Working with a local business to host events, like bars, pubs, cafes and other various venues is another option! These businesses have off days and if you have the free time, you might consider bringing your personal game collection to a public space. Ask a few other board game savvy friends to join you in helping teach and host game nights for people.
Why representation matters in board games:
The last thing you need to remember in addition to all of this is to make your space accessible. This means pick somewhere with a wheelchair ramp. Welcome people with disabilities. Have a wide variety of board games available! This way anyone with a physical disability can find something that works for them.
Think about the kind of board games being represented. Try to pick Board Games that have minority groups of people positively represented. If you can find a game with trans representation, make it available. This might mean doing some research and asking your friends if they feel positive about the representation in board games. Publishers should feel obligated to consider this when adding minority groups to their board games. Gamers should be having regular discussions about this if we’re hoping to make a difference in the long term. It’s important to get more than one opinion from a person from the culture you’re representing. It’s more important to offer them compensation for their time and expertise if you’re the publisher making the game.

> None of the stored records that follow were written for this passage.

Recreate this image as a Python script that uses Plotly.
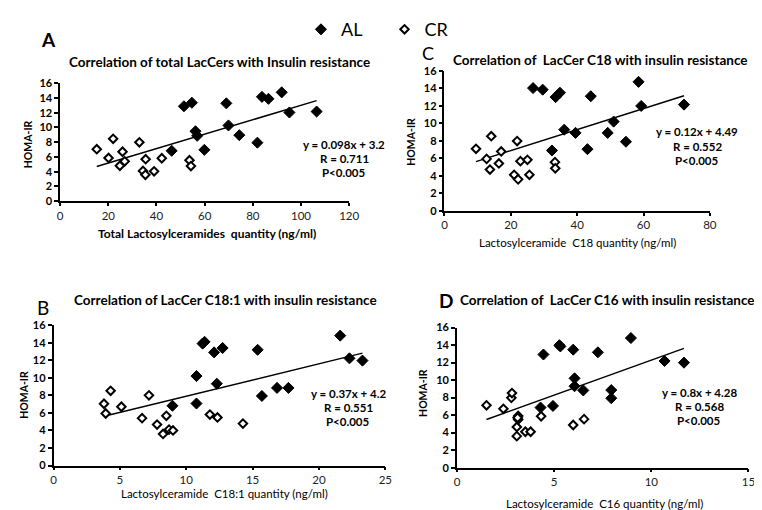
import plotly.graph_objects as go

# ---------------- data ----------------
# Panel A: total LacCers
a_cr_x = [15.2, 20.1, 22.0, 24.8, 25.9, 26.8, 32.9, 34.4, 35.4, 35.5, 39.0, 42.2, 53.7, 54.3]
a_cr_y = [7.05, 5.86, 8.46, 4.8, 6.7, 5.4, 7.98, 4.1, 3.57, 5.69, 4.05, 5.82, 5.55, 4.76]
a_al_x = [46.3, 51.4, 54.7, 56.2, 56.9, 59.9, 69.0, 69.9, 74.4, 81.9, 83.8, 86.5, 92.0, 95.2, 106.5]
a_al_y = [6.83, 12.87, 13.35, 9.48, 8.86, 6.96, 13.27, 10.27, 8.95, 7.93, 14.15, 13.88, 14.76, 12.03, 12.16]
a_fit = (0.098, 3.2)

# Panel C: LacCer C18
c_cr_x = [9.5, 12.7, 13.7, 14.1, 16.4, 17.1, 21.0, 21.9, 22.2, 22.9, 25.0, 25.6, 33.3, 33.4]
c_cr_y = [7.09, 5.94, 4.72, 8.53, 5.42, 6.79, 4.12, 7.98, 3.6, 5.68, 5.83, 4.12, 5.57, 4.86]
c_al_x = [26.7, 29.6, 32.4, 33.5, 34.8, 36.1, 39.5, 43.1, 44.1, 49.2, 51.0, 54.7, 58.5, 59.3, 72.2]
c_al_y = [14.03, 13.85, 6.9, 13.0, 13.5, 9.28, 8.91, 7.05, 13.1, 8.91, 10.2, 7.9, 14.74, 11.99, 12.14]
c_fit = (0.12, 4.49)

# Panel B: LacCer C18:1
b_cr_x = [3.8, 3.93, 4.3, 5.11, 6.67, 7.19, 7.8, 8.5, 8.25, 8.7, 9.0, 11.78, 12.35, 14.27]
b_cr_y = [7.04, 5.93, 8.52, 6.7, 5.4, 8.0, 4.67, 5.67, 3.6, 4.1, 4.0, 5.81, 5.48, 4.78]
b_al_x = [8.96, 10.77, 10.77, 11.23, 11.38, 12.1, 12.3, 12.74, 15.38, 15.7, 16.84, 17.7, 21.6, 22.3, 23.28]
b_al_y = [6.81, 10.2, 7.07, 13.9, 14.1, 12.9, 9.33, 13.4, 13.19, 7.93, 8.85, 8.85, 14.81, 12.22, 11.96]
b_fit = (0.37, 4.2)

# Panel D: LacCer C16
d_cr_x = [1.52, 2.39, 2.8, 2.83, 3.15, 3.15, 3.12, 3.08, 3.08, 3.52, 3.79, 4.33, 5.98, 6.54]
d_cr_y = [7.12, 6.72, 7.97, 8.52, 5.9, 5.5, 5.7, 4.65, 3.6, 4.1, 4.1, 5.87, 4.87, 5.54]
d_al_x = [4.3, 4.45, 4.94, 5.27, 5.32, 5.98, 6.05, 6.05, 6.5, 7.25, 7.94, 7.94, 8.95, 10.68, 11.68]
d_al_y = [6.86, 12.92, 7.05, 13.98, 13.84, 13.47, 10.2, 9.3, 8.82, 13.17, 8.86, 7.93, 14.8, 12.18, 11.99]
d_fit = (0.8, 4.28)

y_ticks = [0, 2, 4, 6, 8, 10, 12, 14, 16]

panels = [
    dict(cr_x=a_cr_x, cr_y=a_cr_y, al_x=a_al_x, al_y=a_al_y, fit=a_fit, xmax=120, dtick=20,
         eq=["y = 0.098x + 3.2", "R = 0.711", "P<0.005"]),
    dict(cr_x=c_cr_x, cr_y=c_cr_y, al_x=c_al_x, al_y=c_al_y, fit=c_fit, xmax=80, dtick=20,
         eq=["y = 0.12x + 4.49", "R = 0.552", "P<0.005"]),
    dict(cr_x=b_cr_x, cr_y=b_cr_y, al_x=b_al_x, al_y=b_al_y, fit=b_fit, xmax=25, dtick=5,
         eq=["y = 0.37x + 4.2", "R = 0.551", "P<0.005"]),
    dict(cr_x=d_cr_x, cr_y=d_cr_y, al_x=d_al_x, al_y=d_al_y, fit=d_fit, xmax=15, dtick=5,
         eq=["y = 0.8x + 4.28", "R = 0.568", "P<0.005"]),
]

W, H = 762, 510
FONT = "Lato"

def fx(px):
    return px / W

def fy(py):
    return 1 - py / H

# plot-area boxes in pixels: (left, top, right, bottom)
boxes = [
    (50, 70, 344, 191),
    (441, 57.3, 711, 201),
    (43.3, 318.3, 380.8, 462.3),
    (453.7, 320.7, 750.3, 464.5),
]

fig = go.Figure()
layout = dict(
    width=W, height=H, margin=dict(l=0, r=0, t=0, b=0),
    paper_bgcolor="white", plot_bgcolor="white",
    font=dict(family=FONT, color="black"),
    showlegend=True,
)

for i, (p, box) in enumerate(zip(panels, boxes)):
    n = "" if i == 0 else str(i + 1)
    xa, ya = "x" + n, "y" + n
    l, t, r, b = box
    layout["xaxis" + n] = dict(
        domain=[fx(l), fx(r)], anchor=ya, range=[0, p["xmax"]], dtick=p["dtick"], tick0=0,
        showline=True, linecolor="black", linewidth=1.5, ticks="outside", ticklen=3,
        tickcolor="black", tickwidth=1.5, showgrid=False, zeroline=False,
        tickfont=dict(family=FONT, size=11.5, color="#222"), fixedrange=True,
    )
    layout["yaxis" + n] = dict(
        domain=[fy(b), fy(t)], anchor=xa, range=[0, 16], tickvals=y_ticks,
        showline=True, linecolor="black", linewidth=1.5, ticks="outside", ticklen=4,
        tickcolor="black", tickwidth=1.5, showgrid=False, zeroline=False,
        tickfont=dict(family=FONT, size=11, color="black", weight="bold"), fixedrange=True,
    )
    allx = p["cr_x"] + p["al_x"]
    x0, x1 = min(allx), max(allx)
    m, c = p["fit"]
    fig.add_trace(go.Scatter(x=[x0, x1], y=[m * x0 + c, m * x1 + c], mode="lines",
                             line=dict(color="black", width=1.5), xaxis=xa, yaxis=ya,
                             showlegend=False, hoverinfo="skip"))
    fig.add_trace(go.Scatter(x=p["al_x"], y=p["al_y"], mode="markers", name="AL",
                             marker=dict(symbol="diamond", size=8.5, color="black",
                                         line=dict(color="black", width=1)),
                             xaxis=xa, yaxis=ya, showlegend=(i == 0), legend="legend"))
    fig.add_trace(go.Scatter(x=p["cr_x"], y=p["cr_y"], mode="markers", name="CR",
                             marker=dict(symbol="diamond", size=6.5, color="white",
                                         line=dict(color="black", width=2)),
                             xaxis=xa, yaxis=ya, showlegend=(i == 0), legend="legend2"))

layout["legend"] = dict(x=fx(295), y=fy(15), xanchor="left", yanchor="middle",
                        font=dict(family=FONT, size=18), bgcolor="rgba(0,0,0,0)")
layout["legend2"] = dict(x=fx(380), y=fy(15), xanchor="left", yanchor="middle",
                         font=dict(family=FONT, size=18), bgcolor="rgba(0,0,0,0)")

ann = []

def text(x, y, s, size=11, bold=False, angle=0, align="center"):
    ann.append(dict(x=fx(x), y=fy(y), xref="paper", yref="paper", text=s, showarrow=False,
                    textangle=angle, align=align, xanchor="center", yanchor="middle",
                    font=dict(family=FONT, size=size, color="black",
                              weight="bold" if bold else "normal")))

# panel letters
text(38, 25, "A", 19, True)
text(424, 39, "C", 18, False)
text(33, 300, "B", 19, False)
text(443, 293, "D", 19, True)

# titles
text(212, 48, "Correlation of total LacCers with Insulin resistance", 13.5, True)
text(600, 46, "Correlation of  LacCer C18 with insulin resistance", 13.5, True)
text(218, 292, "Correlation of LacCer C18:1 with insulin resistance", 13.5, True)
text(607, 292, "Correlation of  LacCer C16 with insulin resistance", 13.5, True)

# y titles
text(17, 133, "HOMA-IR", 10.5, True, -90)
text(407, 130, "HOMA-IR", 10.5, True, -90)
text(13, 390, "HOMA-IR", 10.5, True, -90)
text(419, 388, "HOMA-IR", 10.5, True, -90)

# x titles
text(199, 224, "Total Lactosylceramides  quantity (ng/ml)", 12, True)
text(576, 233, "Lactosylceramide  C18 quantity (ng/ml)", 11.5, False)
text(217, 491, "Lactosylceramide  C18:1 quantity (ng/ml)", 11.5, False)
text(604, 501, "Lactosylceramide  C16 quantity (ng/ml)", 11.5, False)

# regression equations
eq_pos = [(339, 133), (698, 120), (343, 388), (700, 387)]
for p, (ex, ey) in zip(panels, eq_pos):
    for k, line in enumerate(p["eq"]):
        text(ex, ey + k * 14.5, line, 11.5, True)

layout["annotations"] = ann
fig.update_layout(**layout)
fig.write_html("out.html")
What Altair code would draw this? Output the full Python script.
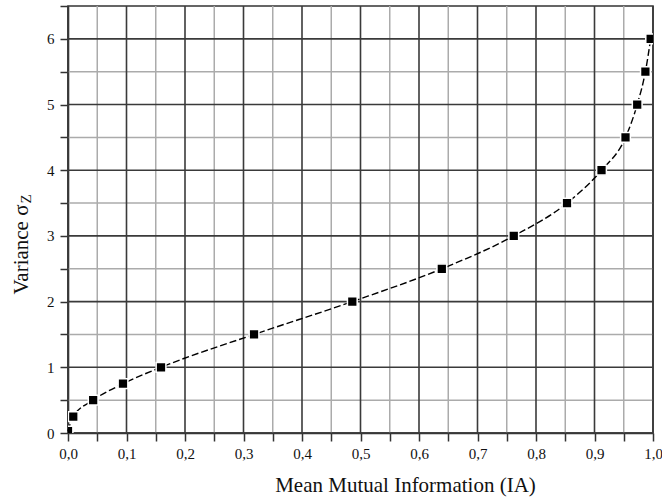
import altair as alt
import pandas as pd

# data
mmi = [0.0, 0.009, 0.043, 0.094, 0.159, 0.318, 0.486, 0.639, 0.762, 0.853, 0.912, 0.953, 0.973, 0.987, 0.996]
variance = [0.03, 0.25, 0.5, 0.75, 1.0, 1.5, 2.0, 2.5, 3.0, 3.5, 4.0, 4.5, 5.0, 5.5, 6.0]
x_ticks = [round(i * 0.05, 2) for i in range(21)]
y_ticks = [round(i * 0.5, 1) for i in range(14)]
x_major = [round(i * 0.1, 1) for i in range(11)]
x_minor = [round(0.05 + i * 0.1, 2) for i in range(10)]
y_major = [float(i) for i in range(7)]
y_minor = [0.5 + i for i in range(6)]

df = pd.DataFrame({"x": mmi, "y": variance})

FONT = "Liberation Serif"
MAJOR = "#3a3a3a"
MINOR = "#ababab"

x_major_test = "abs(datum.value*10 - round(datum.value*10)) < 0.001"
y_major_test = "abs(datum.value - round(datum.value)) < 0.001"

xs = alt.Scale(domain=[0, 1], nice=False, zero=False)
ys = alt.Scale(domain=[0, 6.5], nice=False, zero=False)

x_axis = alt.Axis(
    values=x_ticks,
    labelExpr=f"{x_major_test} ? replace(format(datum.value, '.1f'), '.', ',') : ''",
    grid=False,
    tickSize=8, tickColor="#333", tickWidth=1.5,
    domainColor="#333", domainWidth=1.6,
    labelFont=FONT, labelFontSize=15, labelColor="#111", labelPadding=5,
    labelFlush=False, labelOverlap=False,
    title="Mean Mutual Information (IA)",
    titleFont=FONT, titleFontSize=21, titleFontWeight="normal", titleColor="#111",
    titleX=337, titleY=58, titleBaseline="alphabetic", titleAlign="center",
)

y_axis = alt.Axis(
    values=y_ticks,
    labelExpr=f"{y_major_test} ? format(datum.value, 'd') : ''",
    grid=False,
    tickSize=8, tickColor="#333", tickWidth=1.5,
    domainColor="#333", domainWidth=1.6,
    labelFont=FONT, labelFontSize=15, labelColor="#111", labelPadding=6,
    labelFlush=False, labelOverlap=False,
    title="Variance σ",
    titleFont=FONT, titleFontSize=21, titleFontWeight="normal", titleColor="#111",
    titleAngle=270, titleX=-41, titleY=243, titleBaseline="alphabetic", titleAlign="center",
)


def vrules(vals, color, width):
    return alt.Chart(pd.DataFrame({"x": vals})).mark_rule(color=color, strokeWidth=width).encode(
        x=alt.X("x:Q", scale=xs, axis=x_axis)
    )


def hrules(vals, color, width):
    return alt.Chart(pd.DataFrame({"y": vals})).mark_rule(color=color, strokeWidth=width).encode(
        y=alt.Y("y:Q", scale=ys, axis=y_axis)
    )


grid = alt.layer(
    vrules(x_minor, MINOR, 1.5),
    hrules(y_minor, MINOR, 1.5),
    vrules(x_major, MAJOR, 1.6),
    hrules(y_major, MAJOR, 1.6),
)

base = alt.Chart(df)

line = base.mark_line(
    color="black", strokeWidth=1.4, strokeDash=[7, 3], interpolate="monotone"
).encode(
    x=alt.X("x:Q", scale=xs, axis=x_axis),
    y=alt.Y("y:Q", scale=ys, axis=y_axis),
)

points = base.mark_point(
    shape="square", filled=True, fill="black", size=95, opacity=1,
    stroke="white", strokeWidth=1.5, clip=True,
).encode(
    x=alt.X("x:Q", scale=xs, axis=x_axis),
    y=alt.Y("y:Q", scale=ys, axis=y_axis),
)

sub = alt.Chart(pd.DataFrame({"t": ["Z"]})).mark_text(
    angle=270, align="center", baseline="alphabetic", font=FONT, fontSize=15, color="#111"
).encode(
    x=alt.value(-37), y=alt.value(193), text="t:N"
)

chart = alt.layer(grid, line, points, sub).properties(
    width=585, height=427,
    autosize=alt.AutoSizeParams(type="none"),
    padding={"left": 68, "top": 6, "right": 9, "bottom": 65},
    background="white",
).configure_view(stroke="#333", strokeWidth=1.6)

chart.save("out.html", embed_options={"renderer": "svg", "actions": False})
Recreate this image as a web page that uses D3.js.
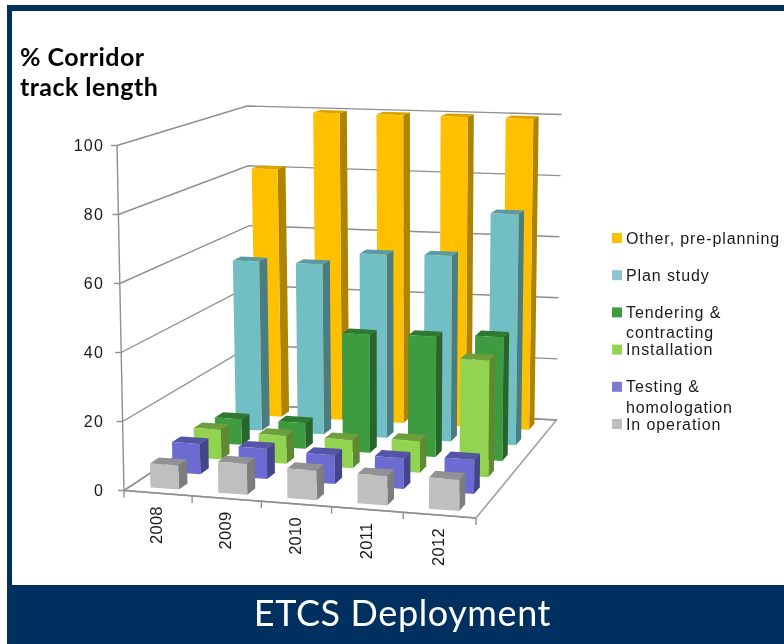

Becoming the solution as a community:
The solutions aren’t simple, they aren’t easy and for some of us, they might even be impossible. It’s important that as a community, we become the solution. To make board games more accessible, we need to remember how playing games for the first time made us feel. It’s the child-like wonder that stirs in your soul when a game clicks in your head for the first time. It’s the smiles on the faces of the people you love sitting around the table. Gaming transcends barriers and backgrounds to bring people around a table where they can share laughter, conversation, and magic. The best thing we can do is make board gaming more accessible. It’s our obligation to share the hobby that brings us such joy!